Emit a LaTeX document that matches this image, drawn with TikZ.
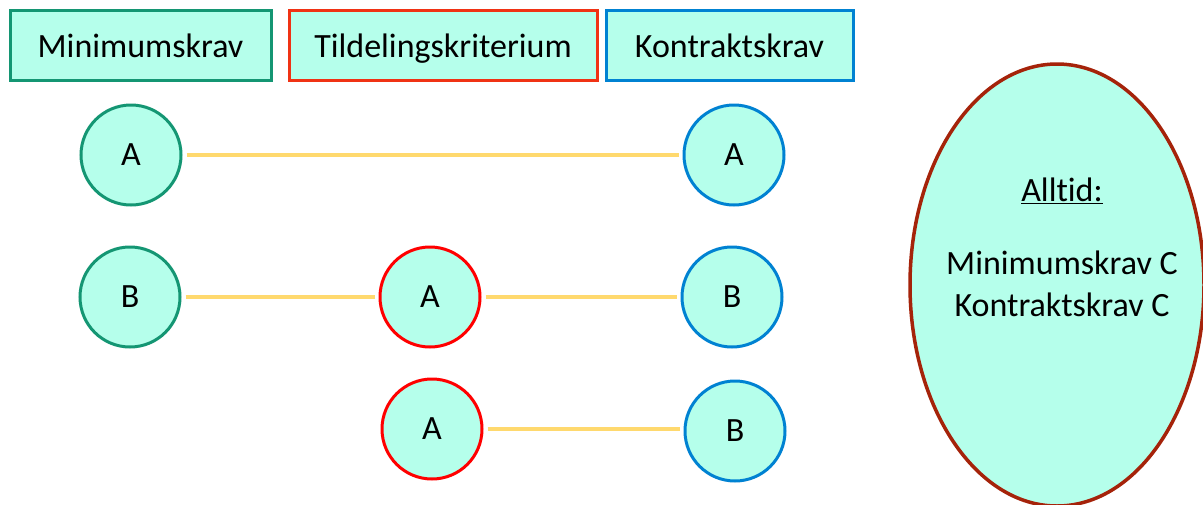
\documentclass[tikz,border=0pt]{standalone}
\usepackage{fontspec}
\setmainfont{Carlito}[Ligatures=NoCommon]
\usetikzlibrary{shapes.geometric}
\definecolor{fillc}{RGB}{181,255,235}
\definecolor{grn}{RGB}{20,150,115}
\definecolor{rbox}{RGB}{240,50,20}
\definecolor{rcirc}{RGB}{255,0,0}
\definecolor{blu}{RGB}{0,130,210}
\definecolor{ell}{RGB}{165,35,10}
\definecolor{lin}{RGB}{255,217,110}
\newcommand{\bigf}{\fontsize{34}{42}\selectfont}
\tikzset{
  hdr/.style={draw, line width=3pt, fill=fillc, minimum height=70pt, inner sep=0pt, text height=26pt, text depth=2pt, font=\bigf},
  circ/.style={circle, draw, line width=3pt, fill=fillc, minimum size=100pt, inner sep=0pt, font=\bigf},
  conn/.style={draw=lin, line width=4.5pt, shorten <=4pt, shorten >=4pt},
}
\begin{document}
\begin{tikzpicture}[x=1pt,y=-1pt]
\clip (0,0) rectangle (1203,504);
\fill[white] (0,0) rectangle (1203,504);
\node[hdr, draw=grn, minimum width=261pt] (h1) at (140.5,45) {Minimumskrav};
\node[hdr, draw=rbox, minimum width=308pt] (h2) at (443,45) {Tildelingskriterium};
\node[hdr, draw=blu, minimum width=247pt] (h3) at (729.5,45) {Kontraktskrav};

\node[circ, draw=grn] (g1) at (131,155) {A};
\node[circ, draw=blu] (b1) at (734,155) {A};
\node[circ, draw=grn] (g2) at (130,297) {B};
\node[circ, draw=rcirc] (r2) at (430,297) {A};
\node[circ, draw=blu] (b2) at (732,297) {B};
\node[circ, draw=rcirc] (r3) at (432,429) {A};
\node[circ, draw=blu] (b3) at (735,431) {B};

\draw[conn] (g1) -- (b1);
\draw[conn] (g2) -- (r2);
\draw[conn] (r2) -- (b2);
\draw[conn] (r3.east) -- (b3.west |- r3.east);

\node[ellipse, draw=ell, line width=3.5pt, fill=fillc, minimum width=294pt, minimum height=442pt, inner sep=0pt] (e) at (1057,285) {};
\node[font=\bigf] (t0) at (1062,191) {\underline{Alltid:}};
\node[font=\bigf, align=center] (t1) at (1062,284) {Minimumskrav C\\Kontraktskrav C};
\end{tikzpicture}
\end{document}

== TASK DETAILS ==
What is needed is an exact reproduction of the data, pictures excluded.

== PROBLEM SOLUTION ==
Emit a LaTeX document that matches this image, drawn with TikZ.
\documentclass[tikz,border=0pt]{standalone}
\usepackage{fontspec}
\setmainfont{Carlito}[Ligatures=NoCommon]
\usetikzlibrary{shapes.geometric}
\definecolor{fillc}{RGB}{181,255,235}
\definecolor{grn}{RGB}{20,150,115}
\definecolor{rbox}{RGB}{240,50,20}
\definecolor{rcirc}{RGB}{255,0,0}
\definecolor{blu}{RGB}{0,130,210}
\definecolor{ell}{RGB}{165,35,10}
\definecolor{lin}{RGB}{255,217,110}
\newcommand{\bigf}{\fontsize{34}{42}\selectfont}
\tikzset{
  hdr/.style={draw, line width=3pt, fill=fillc, minimum height=70pt, inner sep=0pt, text height=26pt, text depth=2pt, font=\bigf},
  circ/.style={circle, draw, line width=3pt, fill=fillc, minimum size=100pt, inner sep=0pt, font=\bigf},
  conn/.style={draw=lin, line width=4.5pt, shorten <=4pt, shorten >=4pt},
}
\begin{document}
\begin{tikzpicture}[x=1pt,y=-1pt]
\clip (0,0) rectangle (1203,504);
\fill[white] (0,0) rectangle (1203,504);
\node[hdr, draw=grn, minimum width=261pt] (h1) at (140.5,45) {Minimumskrav};
\node[hdr, draw=rbox, minimum width=308pt] (h2) at (443,45) {Tildelingskriterium};
\node[hdr, draw=blu, minimum width=247pt] (h3) at (729.5,45) {Kontraktskrav};

\node[circ, draw=grn] (g1) at (131,155) {A};
\node[circ, draw=blu] (b1) at (734,155) {A};
\node[circ, draw=grn] (g2) at (130,297) {B};
\node[circ, draw=rcirc] (r2) at (430,297) {A};
\node[circ, draw=blu] (b2) at (732,297) {B};
\node[circ, draw=rcirc] (r3) at (432,429) {A};
\node[circ, draw=blu] (b3) at (735,431) {B};

\draw[conn] (g1) -- (b1);
\draw[conn] (g2) -- (r2);
\draw[conn] (r2) -- (b2);
\draw[conn] (r3.east) -- (b3.west |- r3.east);

\node[ellipse, draw=ell, line width=3.5pt, fill=fillc, minimum width=294pt, minimum height=442pt, inner sep=0pt] (e) at (1057,285) {};
\node[font=\bigf] (t0) at (1062,191) {\underline{Alltid:}};
\node[font=\bigf, align=center] (t1) at (1062,284) {Minimumskrav C\\Kontraktskrav C};
\end{tikzpicture}
\end{document}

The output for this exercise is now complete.